Guerre en Ukraine : parce qu'il n'y a "pas d'avenir sans passé", des Ukrainiens prennent des cours pour mieux comprendre leur histoire "et pas le récit russe"
La classe a lieu au sous-sol du musée. C'est devenu très banal, alerte aérienne oblige. Une douzaine d’étudiants assistent au cours ce jour-là, essentiellement des femmes, dont Natalya. Cette quinquagénaire est déterminée à se débarrasser d’une vision soviétique de l’histoire. "C’est en Ukraine que nous vivons. Donc c’est l’histoire d’Ukraine qui nous intéresse et non pas le 'récit russe' !"
Iryna, la professeure, raconte que l’intérêt pour son cours a commencé dès 2014. À ce moment-là, dit-elle, beaucoup de gens ont voulu comprendre ce qui s’était passé dans le Donbass, quelle était l’histoire de la Crimée. Puis l’invasion russe en février 2022 a relancé les inscriptions. "Les gens ont eu, à nouveau, beaucoup de questions : 'Qui sommes-nous ? D’où vient-on, nous, les Ukrainiens ?' Ce concept russe de 'fraternité' entre nos deux peuples, 'ça date de quand ? Est-ce qu’on est vraiment frères ?'", détaille-t-elle. "Ce sont vraiment des sujets actuels."

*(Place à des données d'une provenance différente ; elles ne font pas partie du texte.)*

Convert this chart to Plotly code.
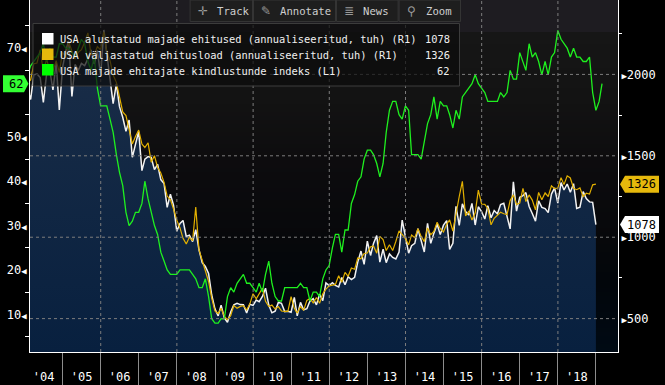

Car les programmes scolaires n’ont pas toujours su fournir de réponses aux Ukrainiens, note Tetiana, l’une des élèves. "J’ai 34 ans, j’ai appris l’histoire à l’école, mais maintenant je comprends que je ne connais pas beaucoup de choses, je suis perdue maintenant. Les Russes disent qu’on a la même culture, qu'on parle la même langue, mais ce n'est pas la même langue, ce n'est pas la fraternité. Ils nous disent que nous sommes des peuples frères mais ce n'est pas vrai".
Les faits historiques "étaient systématiquement tournés en faveur des Russes"
Andryi, qui est anesthésiste, explique que l’enseignement soviétique, à son époque, a toujours "déformé l’histoire". Alors il est grand temps de décortiquer les relations entre Kiev et Moscou, ajoute Lylia. "J’ai enfin compris que notre affrontement avec la Russie remontait à la Rus' de Kiev, au Moyen-âge. Donc ça permet vraiment de mieux saisir les liens de cause à effet entre les évènements", explique la jeune femme de 26 ans avant d'ajouter : "Il n’y a pas d’avenir sans passé." Tetiana abonde : "Sans nos racines, ce n'est pas possible de construire le futur que nous voulons, pas possible d’éviter les erreurs". Un avenir sans liens avec la Russie, voilà ce que souhaitent tous ces étudiants du Musée d’histoire nationale d'Ukraine.